Богданович был художником, и прятаться ему не было оснований. Он верил в начатое им дело и не сомневался в осуществлении его. Народное — это основа, это «дух» и «особый склад». Не повторять народ, а взять у него лучшее и придать этому лучшему формы, отвечающие народному духу и складу. Дать энциклопедию народных, самобытно-национальных представлений о мире. И таким образом приобщить народ к культуре, вернуть ему у него же взятое.
Богданович блестяще справился со своей задачей. «Максим и Магдалена», «Мушка-зеленушка и комарик-носатик», «Стратим-Лебедь», «Как Базиль в походе умирал», «Скирпуся», не переставая быть оригинальными творениями гения Богдановича, несут в себе все приметы фольклорного мышления, в очищенном, сконденсированном виде выявляют наибольшую эстетическую и этическую ценность народных взглядов, выработанных на протяжении столетий.
Не следует думать, что путь, на который направлял Богданович поэзию, предназначался ей только в одном этом народном русле, и тем более на все времена.
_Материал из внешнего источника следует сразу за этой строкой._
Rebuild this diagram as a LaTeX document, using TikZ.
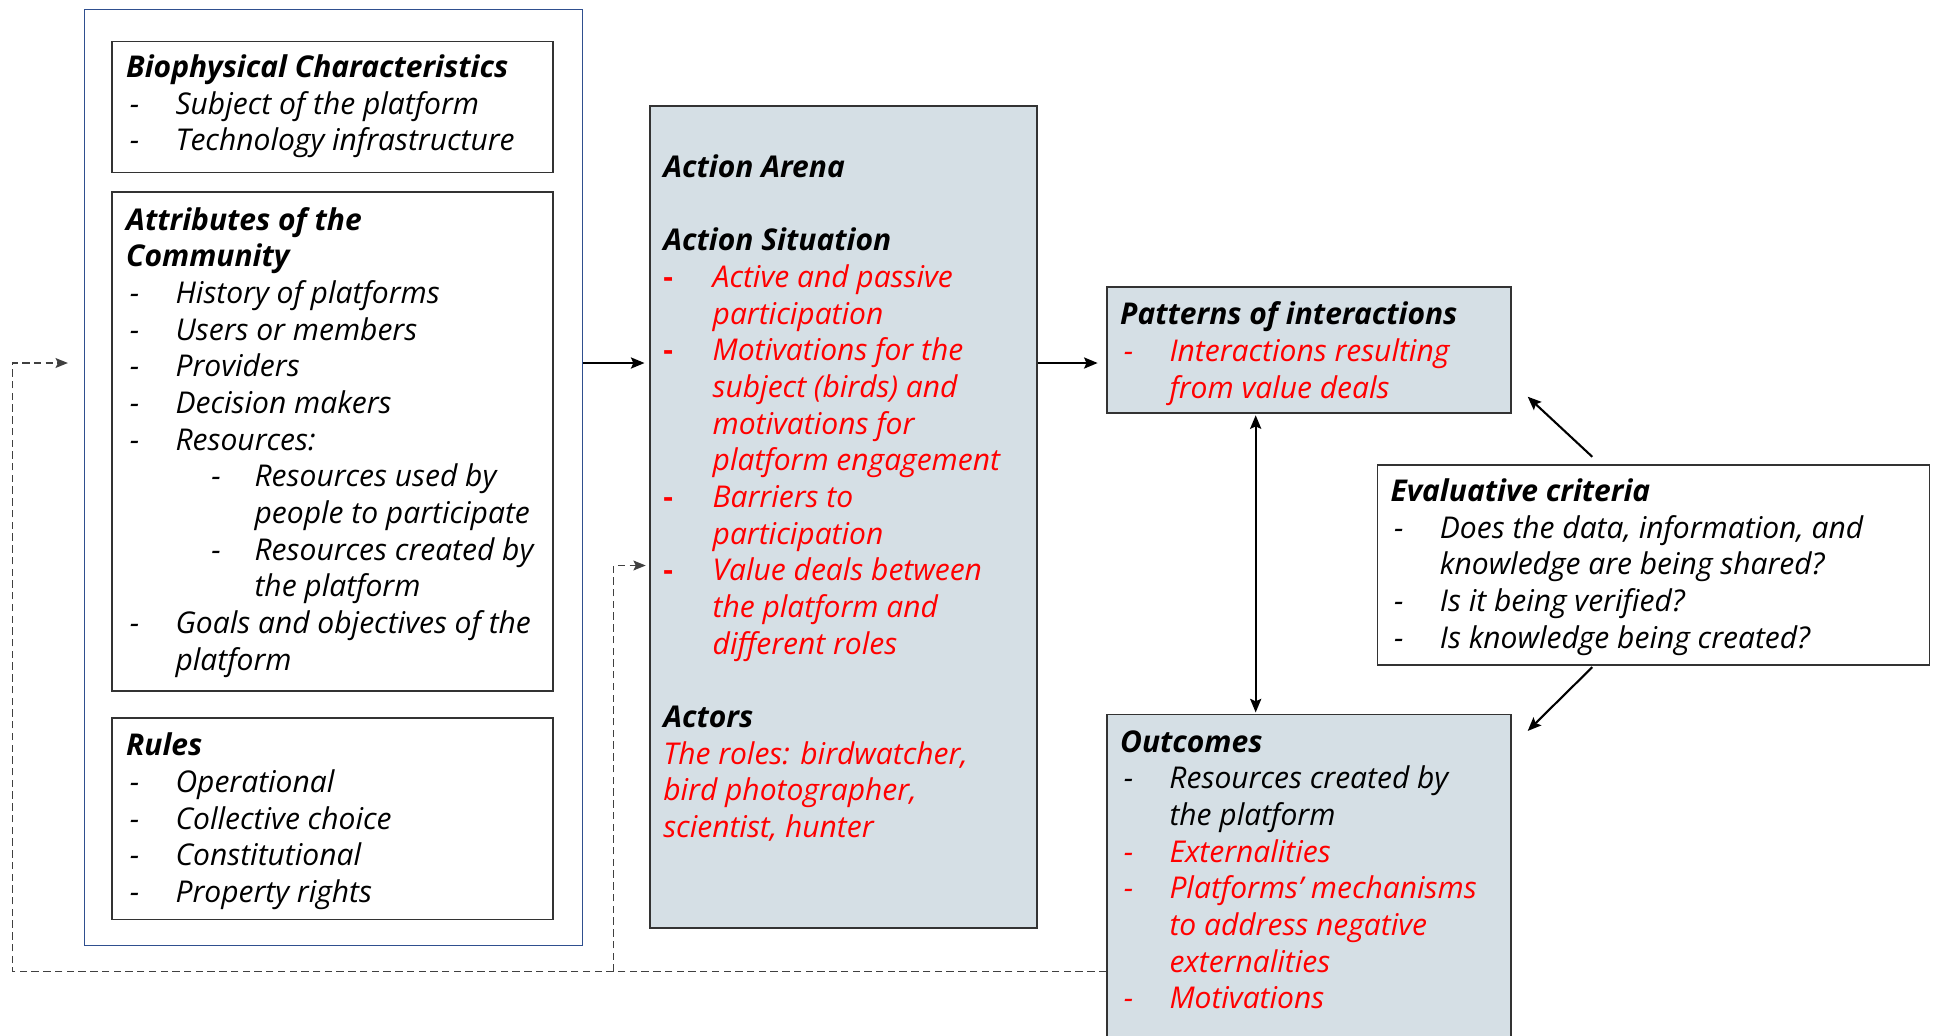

Сам же он предупреждал:
«Стараясь сделать не только языком, но и духом, и складом произведения неподдельно белорусскими, мы совершили бы тяжкую ошибку, если бы оставили ту выучку, что нам давала мировая (чаще всего европейская) поэзия. Эта последняя работа должна идти полным ходом».
«Ошибка» Богдановича была в том, что он хотел исправить «ошибку» самой истории, которая не дала возможности нашему народу создать в свое время «Песнь о Роланде», «Песнь о Нибелунгах» или «Калевалу». «Ошибка» Богдановича в том, что он некоторым образом повторил «ошибку» Пушкина, после «Евгения Онегина» и «Бориса Годунова» давшего цикл знаменитых своих сказок и переложившего на русский язык «Песни западных славян». Песни эти, кстати сказать, являются талантливой подделкой Мериме, который, надо полагать, знал, кто и где испытывал потребность в эпосе.
У «ошибки» Богдановича, таким образом, довольно давняя история.
Незадолго до смерти Н. Заболоцкий работал над статьей, в которой высказывал мысль о необходимости по-литературному систематизировать все богатство русских былин, придав им сюжетную целостность и стройность, отбросив все второстепенное, случайное, несущественное.
«Однако необходимость композиции, — пишет он, — неизбежно заставит отбросить некоторые третьестепенные сюжеты или приписать некоторые действия другим героям. Этим не следует смущаться».
Н. Заболоцкий сделал чудесный стихотворный пересказ «Слова о полку Игореве». Такую же работу проделал на белорусском языке Янка Купала. Между прочим, интерес Богдановича к народному эпосу и его формам был творчески понят Купалой, который написал свою «Бондаровну», руководствуясь именно теми принципами, что исповедовал Богданович. К новым формам конкретно-революционного эпоса Купала шел дорогой Богдановича. Миновать ее было трудно. Это еще раз доказывает справедливость устремления нашего критика и поэта.